Objective :: List all lines of the data that include the string "page".

Data extract ::
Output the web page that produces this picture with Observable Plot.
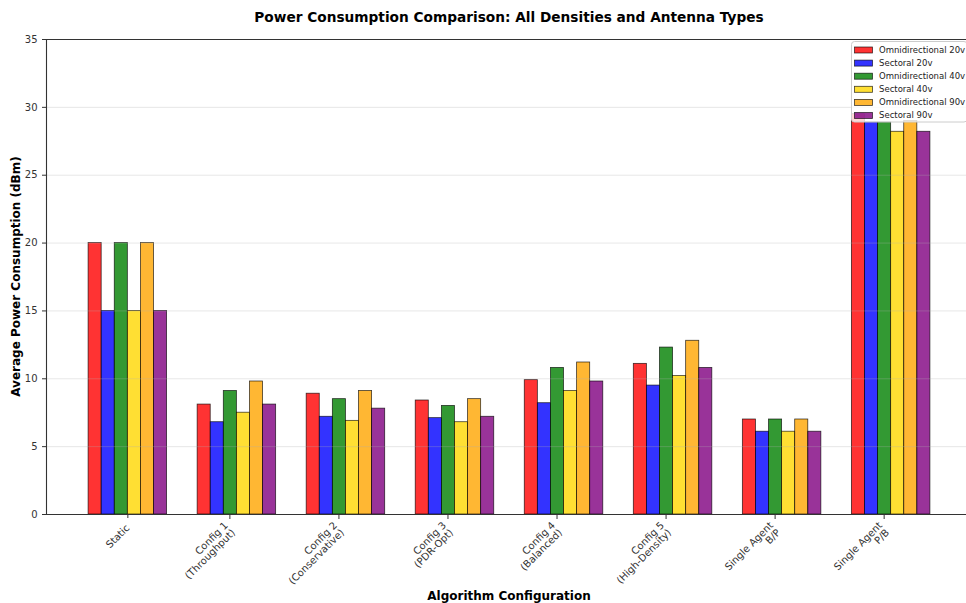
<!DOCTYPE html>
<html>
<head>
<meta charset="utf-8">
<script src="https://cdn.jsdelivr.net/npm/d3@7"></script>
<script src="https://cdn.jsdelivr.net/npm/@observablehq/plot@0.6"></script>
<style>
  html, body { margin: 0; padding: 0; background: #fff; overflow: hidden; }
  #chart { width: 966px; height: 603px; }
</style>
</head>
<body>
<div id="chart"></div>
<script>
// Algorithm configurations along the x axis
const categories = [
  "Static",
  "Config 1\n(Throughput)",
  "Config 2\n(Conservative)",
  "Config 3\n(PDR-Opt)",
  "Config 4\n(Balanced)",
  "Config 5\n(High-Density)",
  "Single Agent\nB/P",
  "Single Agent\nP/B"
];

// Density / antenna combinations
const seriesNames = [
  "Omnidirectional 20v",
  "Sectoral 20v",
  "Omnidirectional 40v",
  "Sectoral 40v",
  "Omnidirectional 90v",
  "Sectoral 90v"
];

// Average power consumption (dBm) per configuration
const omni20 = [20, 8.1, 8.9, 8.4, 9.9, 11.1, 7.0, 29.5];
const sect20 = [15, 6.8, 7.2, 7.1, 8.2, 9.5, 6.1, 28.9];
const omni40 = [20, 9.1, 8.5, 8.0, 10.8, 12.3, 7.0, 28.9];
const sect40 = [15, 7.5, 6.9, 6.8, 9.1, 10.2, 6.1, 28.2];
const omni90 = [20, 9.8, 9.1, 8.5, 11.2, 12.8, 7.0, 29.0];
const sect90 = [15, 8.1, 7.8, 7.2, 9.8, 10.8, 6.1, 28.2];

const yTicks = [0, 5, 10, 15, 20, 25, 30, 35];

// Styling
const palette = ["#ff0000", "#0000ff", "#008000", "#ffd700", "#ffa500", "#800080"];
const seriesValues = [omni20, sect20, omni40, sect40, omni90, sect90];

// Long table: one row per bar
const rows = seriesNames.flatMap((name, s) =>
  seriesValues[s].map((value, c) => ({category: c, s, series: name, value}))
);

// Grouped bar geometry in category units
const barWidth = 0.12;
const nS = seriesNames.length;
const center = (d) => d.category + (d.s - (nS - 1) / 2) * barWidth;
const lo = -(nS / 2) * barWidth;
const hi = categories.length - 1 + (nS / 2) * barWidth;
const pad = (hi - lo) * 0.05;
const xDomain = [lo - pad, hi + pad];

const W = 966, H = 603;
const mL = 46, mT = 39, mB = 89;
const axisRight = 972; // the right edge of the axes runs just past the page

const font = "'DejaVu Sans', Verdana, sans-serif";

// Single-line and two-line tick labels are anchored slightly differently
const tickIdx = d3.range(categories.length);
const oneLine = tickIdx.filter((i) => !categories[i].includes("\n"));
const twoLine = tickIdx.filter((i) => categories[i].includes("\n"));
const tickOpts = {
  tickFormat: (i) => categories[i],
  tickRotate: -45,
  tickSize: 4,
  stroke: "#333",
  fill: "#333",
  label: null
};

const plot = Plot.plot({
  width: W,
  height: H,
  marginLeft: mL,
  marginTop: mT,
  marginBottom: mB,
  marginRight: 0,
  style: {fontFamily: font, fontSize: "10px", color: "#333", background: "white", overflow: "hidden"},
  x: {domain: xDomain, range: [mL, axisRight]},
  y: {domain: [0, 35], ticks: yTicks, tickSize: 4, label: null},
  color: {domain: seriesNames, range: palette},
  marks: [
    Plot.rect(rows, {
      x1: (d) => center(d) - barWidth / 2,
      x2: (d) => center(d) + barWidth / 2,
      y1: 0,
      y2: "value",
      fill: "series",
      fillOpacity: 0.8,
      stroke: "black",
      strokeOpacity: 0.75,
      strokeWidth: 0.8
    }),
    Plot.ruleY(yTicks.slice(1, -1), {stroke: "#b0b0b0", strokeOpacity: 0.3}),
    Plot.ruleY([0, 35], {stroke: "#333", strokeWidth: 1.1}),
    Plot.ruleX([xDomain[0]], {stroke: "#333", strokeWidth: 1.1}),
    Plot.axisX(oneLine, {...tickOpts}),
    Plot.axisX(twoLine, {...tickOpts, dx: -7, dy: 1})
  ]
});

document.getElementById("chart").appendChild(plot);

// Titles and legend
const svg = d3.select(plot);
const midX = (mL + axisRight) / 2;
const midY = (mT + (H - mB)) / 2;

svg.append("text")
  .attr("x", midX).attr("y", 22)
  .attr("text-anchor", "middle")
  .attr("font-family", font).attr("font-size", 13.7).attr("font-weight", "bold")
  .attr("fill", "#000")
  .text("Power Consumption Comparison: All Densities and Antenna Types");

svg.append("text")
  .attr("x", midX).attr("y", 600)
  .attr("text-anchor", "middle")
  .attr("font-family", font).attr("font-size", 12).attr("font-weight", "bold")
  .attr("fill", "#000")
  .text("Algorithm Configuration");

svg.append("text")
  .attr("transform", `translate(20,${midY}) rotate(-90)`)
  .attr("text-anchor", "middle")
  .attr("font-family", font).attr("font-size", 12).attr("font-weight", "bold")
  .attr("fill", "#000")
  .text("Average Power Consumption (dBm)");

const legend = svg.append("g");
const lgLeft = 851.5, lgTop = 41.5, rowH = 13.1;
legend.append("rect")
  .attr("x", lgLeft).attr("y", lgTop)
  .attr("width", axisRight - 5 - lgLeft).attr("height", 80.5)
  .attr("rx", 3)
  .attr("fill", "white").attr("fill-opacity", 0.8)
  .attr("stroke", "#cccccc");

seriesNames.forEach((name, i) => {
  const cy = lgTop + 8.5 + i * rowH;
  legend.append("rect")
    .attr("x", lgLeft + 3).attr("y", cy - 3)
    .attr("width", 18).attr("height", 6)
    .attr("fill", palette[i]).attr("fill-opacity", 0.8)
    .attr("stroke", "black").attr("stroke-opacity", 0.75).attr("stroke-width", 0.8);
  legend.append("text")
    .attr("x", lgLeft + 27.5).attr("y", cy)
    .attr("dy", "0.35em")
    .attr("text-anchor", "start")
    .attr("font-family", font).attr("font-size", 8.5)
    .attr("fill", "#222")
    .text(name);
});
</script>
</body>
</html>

Solution ::
Output the web page that produces this picture with Observable Plot.
const axisRight = 972; // the right edge of the axes runs just past the page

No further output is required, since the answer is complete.